Face à ces différents constats, avez-vous dû, avec vos partenaires, réorienter vos projets ?
A.A. : Oui. Depuis toujours, nous adaptons si nécessaire nos actions tout au long des projets afin qu’elles répondent au mieux aux besoins de la population. Mais là, la situation mondiale a été tellement bouleversée, avec des répercussions locales fortes, que nous sommes régulièrement appelés à recalibrer nos initiatives . Je peux vous donner quelques exemples.
En réaction à l’appauvrissement des familles, nous avons considérablement développé le soutien aux activités génératrices de revenus, en particulier celles tournées vers l’agroalimentaire. Notre objectif étant de leur permettre de retrouver une autonomie financière et/ou alimentaire et de permettre aux enfants de poursuivre leur scolarité. Pour faire face à la dégradation de la santé mentale des enfants et des adolescents, nous avons renforcé leur prise en charge psychologique dans plusieurs de nos projets. Et nous avons développé l’approche résilience, en formant notamment nos partenaires et leurs équipes. Pour répondre à l’augmentation de la violence intrafamiliale, nous avons aussi multiplié les actions de sensibilisation à la parentalité positive.
Les conditions de travail de vos partenaires sont-elles plus compliquées ces dernières années ?
A.A. : La situation décrite montre clairement que l’exécution des projets sur le terrain doit répondre à un nombre croissant de défis, certains qui se sont aggravés et d’autres nouveaux. Défis face à des enfants qui souvent n’ont qu’un repas par jour ; des enfants qui sont exposés à des violences atroces ; et d’autres dont le niveau scolaire a dramatiquement baissé hypothéquant leur avenir ; défis face à des familles qui ont perdu leurs modestes revenus, qui ont dû se séparer pour essayer de trouver des moyens de survie ; défis institutionnels en raison d’un durcissement des conditions de travail pour les défenseurs des droits de l’homme dans certains pays ; et défis vis-à-vis de leurs propres équipes parfois au bord du burn-out à cause de tous ces changements brusques.
Qu’est-ce que le BICE représente pour les associations locales avec lesquelles vous travaillez ?
A.A. : Lors de nos dernières réunions, nos partenaires se sont dits reconnaissants de notre capacité à nous adapter aux défis qu’ils rencontrent.
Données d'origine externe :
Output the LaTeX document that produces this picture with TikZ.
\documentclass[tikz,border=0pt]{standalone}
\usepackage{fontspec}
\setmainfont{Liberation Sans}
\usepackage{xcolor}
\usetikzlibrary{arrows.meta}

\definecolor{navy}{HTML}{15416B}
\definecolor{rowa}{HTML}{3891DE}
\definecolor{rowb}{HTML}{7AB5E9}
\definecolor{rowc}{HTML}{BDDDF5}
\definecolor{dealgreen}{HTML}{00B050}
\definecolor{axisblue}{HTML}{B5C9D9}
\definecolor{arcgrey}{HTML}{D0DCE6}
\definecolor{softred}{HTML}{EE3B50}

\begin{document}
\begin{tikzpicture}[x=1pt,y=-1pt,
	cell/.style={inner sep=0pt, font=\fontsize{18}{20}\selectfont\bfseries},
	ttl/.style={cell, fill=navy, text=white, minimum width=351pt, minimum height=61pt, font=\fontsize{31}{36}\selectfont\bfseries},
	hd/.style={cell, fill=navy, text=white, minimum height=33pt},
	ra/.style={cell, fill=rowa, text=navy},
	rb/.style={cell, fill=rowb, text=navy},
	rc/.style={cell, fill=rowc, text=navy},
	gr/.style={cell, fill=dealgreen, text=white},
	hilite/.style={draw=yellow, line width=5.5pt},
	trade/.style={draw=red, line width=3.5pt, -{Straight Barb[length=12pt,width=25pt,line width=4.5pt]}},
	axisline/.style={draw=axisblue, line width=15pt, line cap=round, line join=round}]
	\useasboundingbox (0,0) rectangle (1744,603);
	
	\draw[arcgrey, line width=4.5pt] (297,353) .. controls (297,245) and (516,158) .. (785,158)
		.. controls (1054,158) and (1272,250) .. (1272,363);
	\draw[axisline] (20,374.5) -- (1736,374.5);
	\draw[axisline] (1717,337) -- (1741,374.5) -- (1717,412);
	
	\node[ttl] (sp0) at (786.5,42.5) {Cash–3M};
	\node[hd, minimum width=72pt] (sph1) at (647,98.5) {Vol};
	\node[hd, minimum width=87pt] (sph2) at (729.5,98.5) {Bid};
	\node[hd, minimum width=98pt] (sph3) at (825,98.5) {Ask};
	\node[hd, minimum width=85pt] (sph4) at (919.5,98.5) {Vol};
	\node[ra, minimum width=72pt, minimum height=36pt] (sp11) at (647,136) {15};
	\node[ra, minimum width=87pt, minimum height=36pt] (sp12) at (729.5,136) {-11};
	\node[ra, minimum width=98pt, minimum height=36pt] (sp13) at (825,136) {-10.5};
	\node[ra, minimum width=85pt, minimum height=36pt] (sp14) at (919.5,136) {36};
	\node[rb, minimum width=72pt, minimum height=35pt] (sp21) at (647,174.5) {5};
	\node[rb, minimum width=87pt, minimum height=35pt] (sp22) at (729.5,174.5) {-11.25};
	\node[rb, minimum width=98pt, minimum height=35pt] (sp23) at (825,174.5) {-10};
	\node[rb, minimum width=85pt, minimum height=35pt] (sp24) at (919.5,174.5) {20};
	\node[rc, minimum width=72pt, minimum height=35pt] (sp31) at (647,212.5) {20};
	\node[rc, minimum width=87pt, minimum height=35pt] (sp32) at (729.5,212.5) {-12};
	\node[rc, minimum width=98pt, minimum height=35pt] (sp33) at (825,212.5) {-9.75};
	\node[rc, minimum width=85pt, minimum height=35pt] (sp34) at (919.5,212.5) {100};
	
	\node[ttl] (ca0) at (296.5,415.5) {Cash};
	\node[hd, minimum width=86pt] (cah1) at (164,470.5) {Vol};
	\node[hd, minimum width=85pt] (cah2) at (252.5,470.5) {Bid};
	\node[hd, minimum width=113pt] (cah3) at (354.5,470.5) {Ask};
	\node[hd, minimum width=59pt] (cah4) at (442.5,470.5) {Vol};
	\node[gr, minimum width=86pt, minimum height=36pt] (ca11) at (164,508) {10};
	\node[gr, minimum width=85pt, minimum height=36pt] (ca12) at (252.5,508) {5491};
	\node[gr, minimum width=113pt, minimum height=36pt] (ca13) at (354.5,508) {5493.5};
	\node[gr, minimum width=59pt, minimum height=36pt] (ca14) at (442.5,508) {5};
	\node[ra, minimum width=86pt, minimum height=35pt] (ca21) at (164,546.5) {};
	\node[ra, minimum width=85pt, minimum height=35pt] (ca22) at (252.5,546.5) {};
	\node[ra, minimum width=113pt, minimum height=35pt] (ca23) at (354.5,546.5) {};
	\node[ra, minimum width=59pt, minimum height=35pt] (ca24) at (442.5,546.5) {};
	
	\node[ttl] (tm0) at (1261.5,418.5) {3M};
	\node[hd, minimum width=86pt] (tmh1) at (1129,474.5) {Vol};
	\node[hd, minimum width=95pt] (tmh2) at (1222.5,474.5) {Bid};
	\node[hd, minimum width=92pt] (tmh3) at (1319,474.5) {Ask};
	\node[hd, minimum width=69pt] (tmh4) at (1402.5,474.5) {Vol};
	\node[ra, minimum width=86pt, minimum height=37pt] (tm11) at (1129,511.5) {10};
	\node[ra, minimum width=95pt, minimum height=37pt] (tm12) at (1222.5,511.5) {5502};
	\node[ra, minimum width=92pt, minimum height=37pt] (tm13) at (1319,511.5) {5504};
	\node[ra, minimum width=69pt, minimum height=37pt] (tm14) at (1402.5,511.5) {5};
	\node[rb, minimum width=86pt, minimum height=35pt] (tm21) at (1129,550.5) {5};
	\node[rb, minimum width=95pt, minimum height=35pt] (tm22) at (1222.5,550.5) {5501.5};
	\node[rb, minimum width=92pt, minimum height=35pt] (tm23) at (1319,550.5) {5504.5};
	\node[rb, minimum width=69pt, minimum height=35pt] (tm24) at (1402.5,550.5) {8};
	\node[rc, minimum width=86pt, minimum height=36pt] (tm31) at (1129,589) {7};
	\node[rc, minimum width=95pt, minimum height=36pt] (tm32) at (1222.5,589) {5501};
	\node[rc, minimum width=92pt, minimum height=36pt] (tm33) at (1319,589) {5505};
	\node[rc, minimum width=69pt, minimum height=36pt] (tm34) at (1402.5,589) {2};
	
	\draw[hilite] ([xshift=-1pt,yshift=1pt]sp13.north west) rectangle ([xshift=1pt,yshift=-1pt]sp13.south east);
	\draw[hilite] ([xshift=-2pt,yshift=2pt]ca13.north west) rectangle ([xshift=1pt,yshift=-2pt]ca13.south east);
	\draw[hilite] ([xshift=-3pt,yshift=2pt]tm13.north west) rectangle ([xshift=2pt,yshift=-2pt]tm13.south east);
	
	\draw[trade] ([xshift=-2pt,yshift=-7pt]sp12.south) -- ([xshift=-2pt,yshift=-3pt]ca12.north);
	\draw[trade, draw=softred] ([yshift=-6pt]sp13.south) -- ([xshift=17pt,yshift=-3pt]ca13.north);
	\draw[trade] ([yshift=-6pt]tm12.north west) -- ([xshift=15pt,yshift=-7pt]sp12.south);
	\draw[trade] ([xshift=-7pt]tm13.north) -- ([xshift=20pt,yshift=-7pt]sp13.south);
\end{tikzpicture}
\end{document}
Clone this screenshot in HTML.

Et nous ont remercié du soutien moral, logistique, financier qu’on leur apporte ainsi quede notre mobilisation en cas d’urgence humanitaire. Remerciements que nous partageons bien sûr de tout cœur avec nos donateurs qui rendent toutes ces actions possibles. Nos partenaires ont aussi évoqué l’intérêt pour eux de participer à un réseau international. Un réseau qui leur permet d’établir avec d’autres membres des liens de coopération et de travail coordonnés. Ces retours nous ont beaucoup touchés. De notre côté, nous sommes ravis de travailler avec ces partenaires de confiance ; qui connaissent parfaitement leur zone d’intervention et les populations à soutenir ; et qui sont tous très impliqués dans leurs missions. Cela nous garantit la mise en place d’interventions ciblées et adaptées aux besoins des enfants et de leurs familles.
Lors des rencontres, vos partenaires ont-ils évoqué de nouvelles lignes à développer ?
A.A. : Tous ont insisté sur la nécessité d’accroître l’aide psychologique aux enfants et aux adolescents, ainsi qu’à leurs familles. Ils ont également exprimé le souhait d’éduquer à la paix et à la cohabitation pacifique interconfessionnelle les jeunes et leurs parents. « Nous devons les aider à développer un comportement non-violent, leur apprendre à ne pas haïr l’autre », s’est par exemple exprimé un partenaire d’Europe de l’Est ; tandis que les partenaires africains demandaient de surcroît d’être formés à la prévention et à la gestion de conflits intercommunautaires. Mais face à cette situation généralisée de crise qui pourrait nous amener à un certain découragement, je fais miennes les mots de notre partenaire au Guatemala. « Ne nous résignons pas. Gardons l’espérance ! » C’est tout le sens de notre mission commune.